Transcribe the material in full. Nothing should differ except that the pictures are left out.

══ Input data ══

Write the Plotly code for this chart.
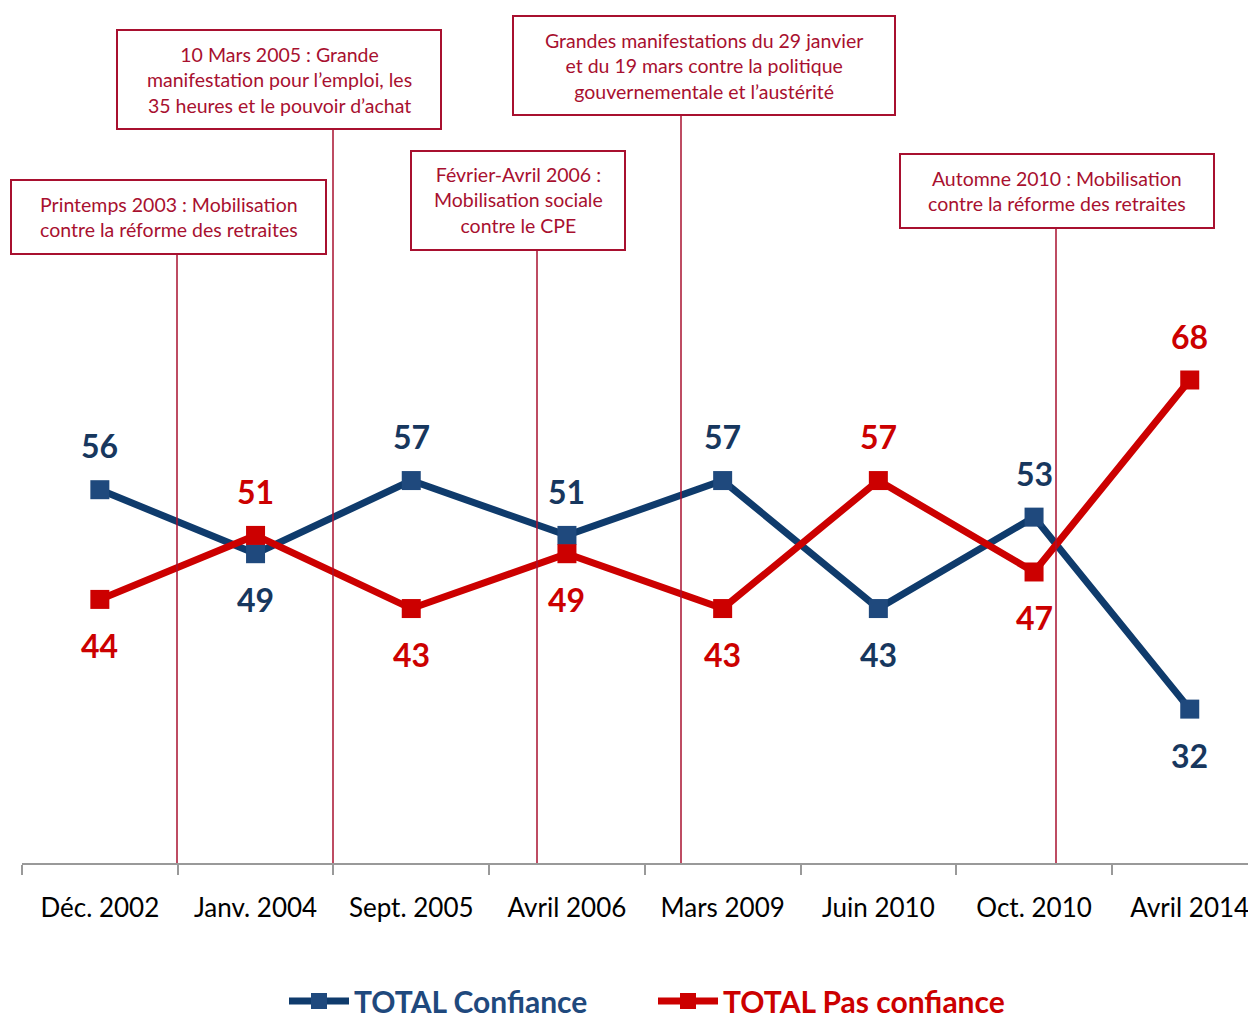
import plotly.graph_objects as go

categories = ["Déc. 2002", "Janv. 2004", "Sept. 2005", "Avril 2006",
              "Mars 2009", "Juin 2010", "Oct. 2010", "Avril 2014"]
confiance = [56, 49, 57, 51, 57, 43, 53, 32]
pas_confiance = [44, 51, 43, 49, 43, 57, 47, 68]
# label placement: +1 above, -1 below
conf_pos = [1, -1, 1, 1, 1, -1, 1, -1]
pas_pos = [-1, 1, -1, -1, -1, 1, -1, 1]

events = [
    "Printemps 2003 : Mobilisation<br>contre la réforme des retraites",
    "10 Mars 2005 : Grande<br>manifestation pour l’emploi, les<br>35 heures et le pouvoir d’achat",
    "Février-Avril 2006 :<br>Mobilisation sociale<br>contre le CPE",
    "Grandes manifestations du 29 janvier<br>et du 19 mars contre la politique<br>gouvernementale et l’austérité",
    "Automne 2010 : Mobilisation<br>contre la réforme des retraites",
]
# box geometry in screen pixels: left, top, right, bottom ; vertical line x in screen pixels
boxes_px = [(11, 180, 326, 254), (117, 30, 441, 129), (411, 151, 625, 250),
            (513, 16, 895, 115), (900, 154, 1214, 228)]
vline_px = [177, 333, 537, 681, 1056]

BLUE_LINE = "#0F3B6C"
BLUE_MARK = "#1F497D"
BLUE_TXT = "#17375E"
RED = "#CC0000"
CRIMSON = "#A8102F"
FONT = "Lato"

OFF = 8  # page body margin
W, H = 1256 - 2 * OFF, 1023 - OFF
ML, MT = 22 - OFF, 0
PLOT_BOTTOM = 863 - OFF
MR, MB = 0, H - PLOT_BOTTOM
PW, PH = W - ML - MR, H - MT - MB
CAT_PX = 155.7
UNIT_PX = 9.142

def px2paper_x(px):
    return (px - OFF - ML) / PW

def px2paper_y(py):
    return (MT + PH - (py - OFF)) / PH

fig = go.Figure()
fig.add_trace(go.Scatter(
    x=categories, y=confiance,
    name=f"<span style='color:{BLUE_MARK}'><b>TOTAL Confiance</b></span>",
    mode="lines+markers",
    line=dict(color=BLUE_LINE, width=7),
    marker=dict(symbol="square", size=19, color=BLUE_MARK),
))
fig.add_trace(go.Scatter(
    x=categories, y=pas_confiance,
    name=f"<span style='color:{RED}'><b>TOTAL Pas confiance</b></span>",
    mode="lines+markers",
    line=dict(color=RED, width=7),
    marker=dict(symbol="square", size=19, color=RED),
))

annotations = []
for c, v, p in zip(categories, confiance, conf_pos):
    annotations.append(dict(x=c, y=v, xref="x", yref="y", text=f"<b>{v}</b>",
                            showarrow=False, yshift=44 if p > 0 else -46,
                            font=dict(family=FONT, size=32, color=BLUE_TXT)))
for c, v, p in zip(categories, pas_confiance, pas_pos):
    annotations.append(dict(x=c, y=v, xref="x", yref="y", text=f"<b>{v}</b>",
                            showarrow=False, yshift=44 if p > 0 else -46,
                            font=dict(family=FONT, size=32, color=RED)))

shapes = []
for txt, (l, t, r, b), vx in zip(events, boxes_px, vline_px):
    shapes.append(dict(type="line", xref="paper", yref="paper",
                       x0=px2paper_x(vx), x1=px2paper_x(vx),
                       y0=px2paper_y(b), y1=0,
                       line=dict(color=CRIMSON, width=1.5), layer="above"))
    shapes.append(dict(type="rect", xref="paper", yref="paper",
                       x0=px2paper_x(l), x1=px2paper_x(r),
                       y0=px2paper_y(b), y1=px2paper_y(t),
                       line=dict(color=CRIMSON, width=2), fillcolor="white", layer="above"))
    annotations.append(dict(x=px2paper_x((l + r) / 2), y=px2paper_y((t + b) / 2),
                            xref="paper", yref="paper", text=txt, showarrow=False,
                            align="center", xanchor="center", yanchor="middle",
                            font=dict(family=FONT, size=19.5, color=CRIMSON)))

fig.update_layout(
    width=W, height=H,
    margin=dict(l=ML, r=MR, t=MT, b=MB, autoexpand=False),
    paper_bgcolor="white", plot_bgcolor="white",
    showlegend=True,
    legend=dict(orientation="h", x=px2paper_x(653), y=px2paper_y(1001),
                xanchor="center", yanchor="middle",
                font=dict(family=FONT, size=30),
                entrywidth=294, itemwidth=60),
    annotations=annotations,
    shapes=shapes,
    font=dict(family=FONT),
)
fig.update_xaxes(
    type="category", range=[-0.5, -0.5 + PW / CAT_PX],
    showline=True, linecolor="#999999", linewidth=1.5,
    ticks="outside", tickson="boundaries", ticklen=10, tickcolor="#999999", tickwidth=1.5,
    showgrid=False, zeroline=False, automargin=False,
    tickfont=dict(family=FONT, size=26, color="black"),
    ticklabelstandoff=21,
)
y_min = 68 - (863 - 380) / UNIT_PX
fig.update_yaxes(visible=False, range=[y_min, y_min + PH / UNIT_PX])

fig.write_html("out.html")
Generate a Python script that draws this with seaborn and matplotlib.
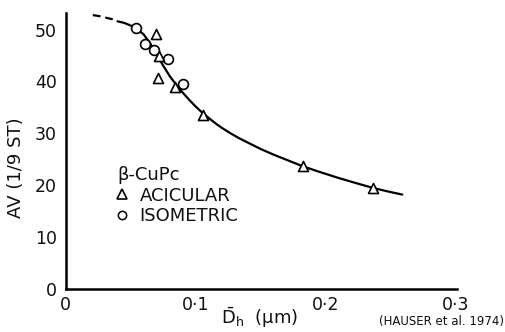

═══

Task response:
Write the Plotly code for this chart.
import plotly.graph_objects as go

categories = ["Déc. 2002", "Janv. 2004", "Sept. 2005", "Avril 2006",
              "Mars 2009", "Juin 2010", "Oct. 2010", "Avril 2014"]
confiance = [56, 49, 57, 51, 57, 43, 53, 32]
pas_confiance = [44, 51, 43, 49, 43, 57, 47, 68]
# label placement: +1 above, -1 below
conf_pos = [1, -1, 1, 1, 1, -1, 1, -1]
pas_pos = [-1, 1, -1, -1, -1, 1, -1, 1]

events = [
    "Printemps 2003 : Mobilisation<br>contre la réforme des retraites",
    "10 Mars 2005 : Grande<br>manifestation pour l’emploi, les<br>35 heures et le pouvoir d’achat",
    "Février-Avril 2006 :<br>Mobilisation sociale<br>contre le CPE",
    "Grandes manifestations du 29 janvier<br>et du 19 mars contre la politique<br>gouvernementale et l’austérité",
    "Automne 2010 : Mobilisation<br>contre la réforme des retraites",
]
# box geometry in screen pixels: left, top, right, bottom ; vertical line x in screen pixels
boxes_px = [(11, 180, 326, 254), (117, 30, 441, 129), (411, 151, 625, 250),
            (513, 16, 895, 115), (900, 154, 1214, 228)]
vline_px = [177, 333, 537, 681, 1056]

BLUE_LINE = "#0F3B6C"
BLUE_MARK = "#1F497D"
BLUE_TXT = "#17375E"
RED = "#CC0000"
CRIMSON = "#A8102F"
FONT = "Lato"

OFF = 8  # page body margin
W, H = 1256 - 2 * OFF, 1023 - OFF
ML, MT = 22 - OFF, 0
PLOT_BOTTOM = 863 - OFF
MR, MB = 0, H - PLOT_BOTTOM
PW, PH = W - ML - MR, H - MT - MB
CAT_PX = 155.7
UNIT_PX = 9.142

def px2paper_x(px):
    return (px - OFF - ML) / PW

def px2paper_y(py):
    return (MT + PH - (py - OFF)) / PH

fig = go.Figure()
fig.add_trace(go.Scatter(
    x=categories, y=confiance,
    name=f"<span style='color:{BLUE_MARK}'><b>TOTAL Confiance</b></span>",
    mode="lines+markers",
    line=dict(color=BLUE_LINE, width=7),
    marker=dict(symbol="square", size=19, color=BLUE_MARK),
))
fig.add_trace(go.Scatter(
    x=categories, y=pas_confiance,
    name=f"<span style='color:{RED}'><b>TOTAL Pas confiance</b></span>",
    mode="lines+markers",
    line=dict(color=RED, width=7),
    marker=dict(symbol="square", size=19, color=RED),
))

annotations = []
for c, v, p in zip(categories, confiance, conf_pos):
    annotations.append(dict(x=c, y=v, xref="x", yref="y", text=f"<b>{v}</b>",
                            showarrow=False, yshift=44 if p > 0 else -46,
                            font=dict(family=FONT, size=32, color=BLUE_TXT)))
for c, v, p in zip(categories, pas_confiance, pas_pos):
    annotations.append(dict(x=c, y=v, xref="x", yref="y", text=f"<b>{v}</b>",
                            showarrow=False, yshift=44 if p > 0 else -46,
                            font=dict(family=FONT, size=32, color=RED)))

shapes = []
for txt, (l, t, r, b), vx in zip(events, boxes_px, vline_px):
    shapes.append(dict(type="line", xref="paper", yref="paper",
                       x0=px2paper_x(vx), x1=px2paper_x(vx),
                       y0=px2paper_y(b), y1=0,
                       line=dict(color=CRIMSON, width=1.5), layer="above"))
    shapes.append(dict(type="rect", xref="paper", yref="paper",
                       x0=px2paper_x(l), x1=px2paper_x(r),
                       y0=px2paper_y(b), y1=px2paper_y(t),
                       line=dict(color=CRIMSON, width=2), fillcolor="white", layer="above"))
    annotations.append(dict(x=px2paper_x((l + r) / 2), y=px2paper_y((t + b) / 2),
                            xref="paper", yref="paper", text=txt, showarrow=False,
                            align="center", xanchor="center", yanchor="middle",
                            font=dict(family=FONT, size=19.5, color=CRIMSON)))

fig.update_layout(
    width=W, height=H,
    margin=dict(l=ML, r=MR, t=MT, b=MB, autoexpand=False),
    paper_bgcolor="white", plot_bgcolor="white",
    showlegend=True,
    legend=dict(orientation="h", x=px2paper_x(653), y=px2paper_y(1001),
                xanchor="center", yanchor="middle",
                font=dict(family=FONT, size=30),
                entrywidth=294, itemwidth=60),
    annotations=annotations,
    shapes=shapes,
    font=dict(family=FONT),
)
fig.update_xaxes(
    type="category", range=[-0.5, -0.5 + PW / CAT_PX],
    showline=True, linecolor="#999999", linewidth=1.5,
    ticks="outside", tickson="boundaries", ticklen=10, tickcolor="#999999", tickwidth=1.5,
    showgrid=False, zeroline=False, automargin=False,
    tickfont=dict(family=FONT, size=26, color="black"),
    ticklabelstandoff=21,
)
y_min = 68 - (863 - 380) / UNIT_PX
fig.update_yaxes(visible=False, range=[y_min, y_min + PH / UNIT_PX])

fig.write_html("out.html")
Generate a Python script that draws this with seaborn and matplotlib.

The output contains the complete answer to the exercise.